The study, published in the journal Franklin Open, tackled a complex challenge: teaching a computer to understand the intricate movements of sign language. The researchers built a massive dataset of 29,820 static images of hand gestures, using a sophisticated tracking technology called MediaPipe to annotate each image with 21 precise landmark points that capture the subtle details of hand positioning.

“Combining MediaPipe and YOLOv8, along with fine-tuning hyperparameters for the best accuracy, represents a groundbreaking and innovative approach,” says Bader Alsharif, the study’s lead researcher and a Ph.D. candidate, in a university release.

Showcases the successful detection of hand gestures using a combination of the Medipipe and YOLOv8 frameworks. (Credit: Franklin Open)

This approach allows the AI to recognize even the most minute differences between similar hand shapes.

The AI model achieved a 98% accuracy rate in identifying ASL alphabet gestures, with a near-perfect overall performance score of 99%. This means the system can reliably translate hand movements into recognizable letters, opening up new possibilities for communication technology.

While the results are nothing short of impressive, the researchers aren’t stopping here. Future plans include expanding the dataset to include an even wider range of hand shapes and gestures and optimizing the system to work on smaller, portable devices. The ultimate goal is to create a tool that can provide real-time translation of sign language, breaking down communication barriers for deaf and hard-of-hearing individuals.

“By improving American Sign Language recognition, this work contributes to creating tools that can enhance communication for the deaf and hard-of-hearing community,” says Dr. Stella Batalama, Dean of the FAU College of Engineering and Computer Science.

Dr. Batalama emphasizes that this technology could make daily interactions in education, healthcare, and social settings more seamless and inclusive.

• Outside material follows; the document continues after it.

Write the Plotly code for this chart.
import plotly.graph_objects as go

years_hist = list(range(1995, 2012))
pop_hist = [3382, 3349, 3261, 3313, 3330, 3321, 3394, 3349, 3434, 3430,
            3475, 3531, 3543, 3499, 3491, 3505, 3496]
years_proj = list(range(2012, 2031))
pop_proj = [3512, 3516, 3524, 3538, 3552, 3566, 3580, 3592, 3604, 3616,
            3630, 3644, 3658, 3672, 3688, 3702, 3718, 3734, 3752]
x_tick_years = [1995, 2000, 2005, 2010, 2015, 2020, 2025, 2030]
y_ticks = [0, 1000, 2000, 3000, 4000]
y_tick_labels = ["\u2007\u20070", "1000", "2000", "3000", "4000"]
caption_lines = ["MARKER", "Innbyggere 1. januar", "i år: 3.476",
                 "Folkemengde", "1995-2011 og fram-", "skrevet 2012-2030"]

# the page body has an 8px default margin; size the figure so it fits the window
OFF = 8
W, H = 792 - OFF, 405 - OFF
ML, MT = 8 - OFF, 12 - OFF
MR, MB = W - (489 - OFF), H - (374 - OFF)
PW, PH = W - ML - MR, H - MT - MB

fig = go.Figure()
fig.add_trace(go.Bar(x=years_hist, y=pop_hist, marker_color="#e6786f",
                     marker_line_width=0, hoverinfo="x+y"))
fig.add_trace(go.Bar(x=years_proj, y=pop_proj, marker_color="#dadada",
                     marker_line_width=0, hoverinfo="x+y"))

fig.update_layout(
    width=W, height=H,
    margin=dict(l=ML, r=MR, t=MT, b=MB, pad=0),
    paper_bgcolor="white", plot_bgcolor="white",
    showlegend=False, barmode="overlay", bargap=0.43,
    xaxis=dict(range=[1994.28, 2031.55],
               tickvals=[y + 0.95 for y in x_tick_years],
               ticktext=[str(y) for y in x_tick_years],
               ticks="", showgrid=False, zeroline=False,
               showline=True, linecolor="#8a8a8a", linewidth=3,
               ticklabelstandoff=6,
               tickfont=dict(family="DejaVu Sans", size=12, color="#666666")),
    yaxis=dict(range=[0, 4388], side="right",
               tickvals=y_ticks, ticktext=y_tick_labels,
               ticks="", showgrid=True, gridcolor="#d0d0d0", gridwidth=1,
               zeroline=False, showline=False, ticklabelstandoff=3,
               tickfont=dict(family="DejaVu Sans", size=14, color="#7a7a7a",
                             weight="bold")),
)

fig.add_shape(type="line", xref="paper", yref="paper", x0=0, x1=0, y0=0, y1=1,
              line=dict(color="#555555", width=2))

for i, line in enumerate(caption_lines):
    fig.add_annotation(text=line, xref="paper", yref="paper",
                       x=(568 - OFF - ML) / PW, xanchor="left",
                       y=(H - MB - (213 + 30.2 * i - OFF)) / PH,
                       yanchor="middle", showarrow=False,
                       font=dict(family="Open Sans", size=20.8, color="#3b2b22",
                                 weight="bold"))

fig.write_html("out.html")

This breakthrough represents more than just a technological achievement. It’s a step towards a more accessible world where communication knows no bounds. As technology continues to evolve, projects like these remind us of the profound impact innovation can have on human connection.

Paper Summary

Methodology

The study employed a two-step methodology using YOLOv8 and MediaPipe for real-time recognition of American Sign Language (ASL) alphabet gestures. Initially, YOLOv8 was used to detect and localize hand gestures. Following detection, MediaPipe annotated each hand gesture image with key landmarks to precisely analyze hand poses. The integration of these technologies ensured accurate and efficient recognition, leveraging the strengths of both YOLOv8’s detection capabilities and MediaPipe’s detailed landmark tracking.

Key Results

The study achieved impressive accuracy in real-time ASL gesture recognition. YOLOv8, coupled with MediaPipe, facilitated an effective real-time ASL recognition system, achieving a precision and recall rate of 98%, with an F1 score of 99%. This high level of performance underscores the system’s capability to reliably recognize and interpret ASL gestures quickly, even under varying conditions.

Study Limitations

While the study demonstrated high accuracy, it primarily focused on ASL and may not directly translate to other sign languages due to structural differences. Additionally, the study’s reliance on sophisticated technology like YOLOv8 and MediaPipe might limit its application in low-resource settings where such technologies are not readily available or affordable.

Discussion & Takeaways

This research highlights the potential of integrating advanced object detection and landmark tracking technologies for enhancing communication accessibility. It suggests that similar methodologies could be applied to other sign languages and gestures, possibly improving interaction for the broader deaf and hard-of-hearing community. Future research could explore adapting these techniques for other complex gesture-based languages and improve model robustness against diverse backgrounds and lighting conditions.